▸ Given exercise: Begin with the first line below and retype each line exactly through the line containing "lw=1.3, mutation_scale=15, shrinkA=0, shrinkB=0)". Any pictures are to be left out.

▸ Collected data:

------------------------------------

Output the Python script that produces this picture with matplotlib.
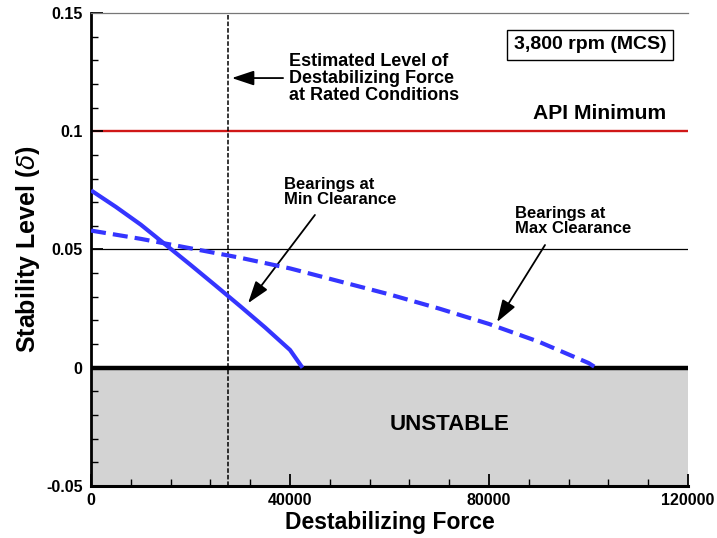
import matplotlib
matplotlib.use("Agg")
import matplotlib.pyplot as plt
import numpy as np


force_min = [0, 5000, 10000, 15000, 20000, 25000, 30000, 35000, 40000, 42500]
delta_min = [0.075, 0.068, 0.0605, 0.052, 0.0435, 0.0348, 0.026, 0.017, 0.0075, 0.0]

force_max = [0, 10000, 20000, 30000, 40000, 50000, 60000, 70000, 80000, 90000, 100000, 101500]
delta_max = [0.058, 0.0545, 0.0505, 0.0465, 0.042, 0.0365, 0.031, 0.025, 0.0185, 0.011, 0.002, 0.0]

rated_force = 27500
api_min = 0.1
ref_level = 0.05

xticks = [0, 40000, 80000, 120000]
xtick_labels = ["0", "40000", "80000", "120000"]
yticks = [-0.05, 0, 0.05, 0.1, 0.15]
ytick_labels = ["-0.05", "0", "0.05", "0.1", "0.15"]

BLUE = "#3535ff"
RED = "#d01818"


def main():
    plt.rcParams["font.family"] = ["Liberation Sans", "DejaVu Sans"]
    plt.rcParams["font.weight"] = "bold"
    plt.rcParams["mathtext.fontset"] = "custom"
    plt.rcParams["mathtext.it"] = "DejaVu Sans:italic:normal"

    fig = plt.figure(figsize=(7.17, 5.38), dpi=100)
    ax = fig.add_axes([0.127, 0.0967, 0.8326, 0.8791])
    ax.set_xlim(0, 120000)
    ax.set_ylim(-0.05, 0.15)

    ax.axhspan(-0.05, 0, color="#d3d3d3", lw=0, zorder=0)
    ax.axhline(0, color="k", lw=3.2, zorder=3)
    ax.axhline(ref_level, color="k", lw=0.9, zorder=1)
    ax.axhline(api_min, color=RED, lw=1.7, zorder=1)
    ax.axvline(rated_force, color="k", lw=1.1, dashes=(3, 1.3), zorder=2)

    ax.plot(force_min, delta_min, color=BLUE, lw=3, solid_capstyle="butt", zorder=4)
    ax.plot(force_max, delta_max, color=BLUE, lw=3, dashes=(3.6, 1.7), zorder=4)

    arrow = dict(arrowstyle="-|>,head_length=0.9,head_width=0.3", color="k",
                 lw=1.3, mutation_scale=15, shrinkA=0, shrinkB=0)

    ax.text(39800, 0.1225, "Estimated Level of\nDestabilizing Force\nat Rated Conditions",
            ha="left", va="center", fontsize=13, fontweight="bold", linespacing=1.0)
    ax.annotate("", xy=(28300, 0.1225), xytext=(38600, 0.1225), arrowprops=arrow)

    ax.text(100300, 0.1365, "3,800 rpm (MCS)", ha="center", va="center",
            fontsize=14, fontweight="bold",
            bbox=dict(boxstyle="square,pad=0.35", fc="white", ec="k", lw=1))
    ax.text(102200, 0.1077, "API Minimum", ha="center", va="center",
            fontsize=15.2, fontweight="bold")

    ax.text(38800, 0.0742, "Bearings at\nMin Clearance", ha="left", va="center",
            fontsize=12, fontweight="bold", linespacing=1.0)
    ax.annotate("", xy=(31560, 0.0273), xytext=(45000, 0.0646), arrowprops=arrow)

    ax.text(85200, 0.0620, "Bearings at\nMax Clearance", ha="left", va="center",
            fontsize=12, fontweight="bold", linespacing=1.0)
    ax.annotate("", xy=(81600, 0.0193), xytext=(91250, 0.0519), arrowprops=arrow)

    ax.text(72000, -0.0238, "UNSTABLE", ha="center", va="center",
            fontsize=16, fontweight="bold")

    ax.set_xticks(xticks)
    ax.set_xticklabels(xtick_labels)
    ax.set_yticks(yticks)
    ax.set_yticklabels(ytick_labels)
    ax.set_xticks(np.arange(0, 120001, 8000), minor=True)
    ax.set_yticks(np.arange(-0.05, 0.1501, 0.01), minor=True)
    ax.tick_params(which="major", direction="in", length=8.5, width=1.3,
                   labelsize=11.5, top=False, right=False)
    ax.tick_params(which="minor", direction="in", length=5, width=1.0,
                   top=False, right=False)
    ax.tick_params(axis="x", pad=5)
    ax.tick_params(axis="y", pad=6)
    for lab in ax.get_xticklabels() + ax.get_yticklabels():
        lab.set_fontweight("bold")

    ax.spines["right"].set_visible(False)
    ax.spines["top"].set_color("#777777")
    ax.spines["top"].set_linewidth(0.9)
    ax.spines["left"].set_linewidth(2.0)
    ax.spines["bottom"].set_linewidth(2.2)

    ax.set_xlabel("Destabilizing Force", fontsize=16.5, fontweight="bold", labelpad=2)
    ax.set_ylabel("Stability Level ($\\delta$)", fontsize=18, fontweight="bold", labelpad=3)

    fig.savefig("out.png", dpi=100)
    plt.close(fig)


if __name__ == "__main__":
    main()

------------------------------------

▸ Answer for the task:
Output the Python script that produces this picture with matplotlib.
import matplotlib
matplotlib.use("Agg")
import matplotlib.pyplot as plt
import numpy as np


force_min = [0, 5000, 10000, 15000, 20000, 25000, 30000, 35000, 40000, 42500]
delta_min = [0.075, 0.068, 0.0605, 0.052, 0.0435, 0.0348, 0.026, 0.017, 0.0075, 0.0]

force_max = [0, 10000, 20000, 30000, 40000, 50000, 60000, 70000, 80000, 90000, 100000, 101500]
delta_max = [0.058, 0.0545, 0.0505, 0.0465, 0.042, 0.0365, 0.031, 0.025, 0.0185, 0.011, 0.002, 0.0]

rated_force = 27500
api_min = 0.1
ref_level = 0.05

xticks = [0, 40000, 80000, 120000]
xtick_labels = ["0", "40000", "80000", "120000"]
yticks = [-0.05, 0, 0.05, 0.1, 0.15]
ytick_labels = ["-0.05", "0", "0.05", "0.1", "0.15"]

BLUE = "#3535ff"
RED = "#d01818"


def main():
    plt.rcParams["font.family"] = ["Liberation Sans", "DejaVu Sans"]
    plt.rcParams["font.weight"] = "bold"
    plt.rcParams["mathtext.fontset"] = "custom"
    plt.rcParams["mathtext.it"] = "DejaVu Sans:italic:normal"

    fig = plt.figure(figsize=(7.17, 5.38), dpi=100)
    ax = fig.add_axes([0.127, 0.0967, 0.8326, 0.8791])
    ax.set_xlim(0, 120000)
    ax.set_ylim(-0.05, 0.15)

    ax.axhspan(-0.05, 0, color="#d3d3d3", lw=0, zorder=0)
    ax.axhline(0, color="k", lw=3.2, zorder=3)
    ax.axhline(ref_level, color="k", lw=0.9, zorder=1)
    ax.axhline(api_min, color=RED, lw=1.7, zorder=1)
    ax.axvline(rated_force, color="k", lw=1.1, dashes=(3, 1.3), zorder=2)

    ax.plot(force_min, delta_min, color=BLUE, lw=3, solid_capstyle="butt", zorder=4)
    ax.plot(force_max, delta_max, color=BLUE, lw=3, dashes=(3.6, 1.7), zorder=4)

    arrow = dict(arrowstyle="-|>,head_length=0.9,head_width=0.3", color="k",
                 lw=1.3, mutation_scale=15, shrinkA=0, shrinkB=0)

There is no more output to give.